Claudio e os irmãos estavam fazendo a picada do Brasil Central e os trabalhadores que Claudio chefiava resolveram fazer um levante e não seguir mais viagem com ele. Claudio deixou os trabalhadores e voltou a pé para montar uma nova expedição. No segundo dia de caminhada, logo pela manhã, uma onça pintada começou acompanhar os passos do Claudio a 15 metros dele, paralela a picada. Claudio tinha na cinta um Schimth Weston calibre 38, cromado, cabo de madre pérola, uma jóia. Logo que ela apareceu, ele chegou a levar a mão na coronha. Andou um bom pedaço com o antebraço apoiado na cartucheira, foi afrouxando e cada vez mais prestava a atencão na beleza do bicho. Ele me descreveu a luz que entrava pelas frestas da capoeira e faziam o pêlo da onça pintada brilhar. Claudio descrevia o passo cadenciado, a beleza das mãos e me disse que os olhos dela faiscavam quando os olhos deles se cruzavam. A região era plana, uma mata de transição, um cerradão meio limpo por baixo onde ele podia ter um bom controle do bicho. Uma bela hora resolveu dar uma parada para acender um cigarro. A onça parou e sentou. Trocaram mais olhares e a onça lambia os bigodes com uma língua enorme, tranquila. Claudio resolveu brincar, deus mais uns dez passos e parou de novo. Ela levantou com muita calma andou mais um pouco e sentou novamente, continuou olhando para o Claudio, lambendo os bigodes. Claudio achou divertido a brincadeira com o bicho e retomaram a caminhada, ela sempre ao lado dele. “De vez em quando ela sumia e eu ficava preocupado, encostava em uma árvore grande e esperava um pouco, voltava a caminhar e logo ela aparecia sempre paralela a picada, pertinho de mim”.

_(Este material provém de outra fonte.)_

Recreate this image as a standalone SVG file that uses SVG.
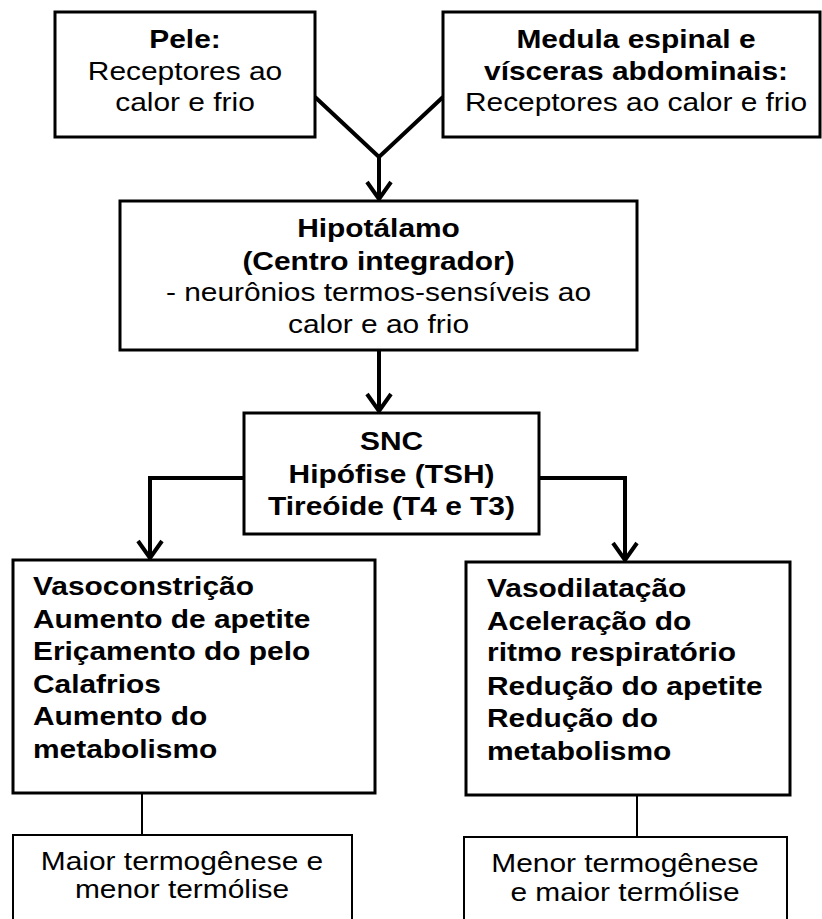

Um pouco antes de escurecer Claudio montou um girau e armou sua rede em dois paus finos a dois metros do chão. Não sentiu medo. Adormeceu e sonhou com a beleza dos movimentos da pele brilhante da onça pintada, sua companheira de caminhada.

3 Comentários

Samuel Marcondes   em 5 agosto, 2010

Com certeza essa foi uma época de ouro para os desbravadores e aventureiros.
Me imaginei sentado com vcs, ouvindo a história. Vc fotografa até quando escreve!
Abs!!!

Lineu   em 5 agosto, 2010

Que belo causo. A onça é realmente uma entidade. Eu nunca tive o prazer de ver uma no mato, mas ando sempre esperando pelo dia. Dia desses, no começo do inverno, uma onça parda desceu das montanhas e caçou uma égua velha que andava solta nas campinas do pé da serra. Tratamos de alertar o povo do entorno para que não atirassem no bicho, pois além de tudo descobrimos que ela desceu pra dar cria. Depois de matar a égua ela voltou 3 noites para terminar de comer a carcaça. Uma pena que eu não tenha conseguido fazer funcionar a armadilha fotográfica gambiarra. Agora ela voltou para os cumes e vales altos, onde vimos uns dejetos de anta, que parecem azeitonas, mas isso é outro causo…

Ney   em 5 agosto, 2010

Que história magnifica, gostaria muito de ter participado de uma expedição dessas, não sei se com tanta coragem, aqui na Amazônia a fama da onça corre longe. Parabéns, um abraço.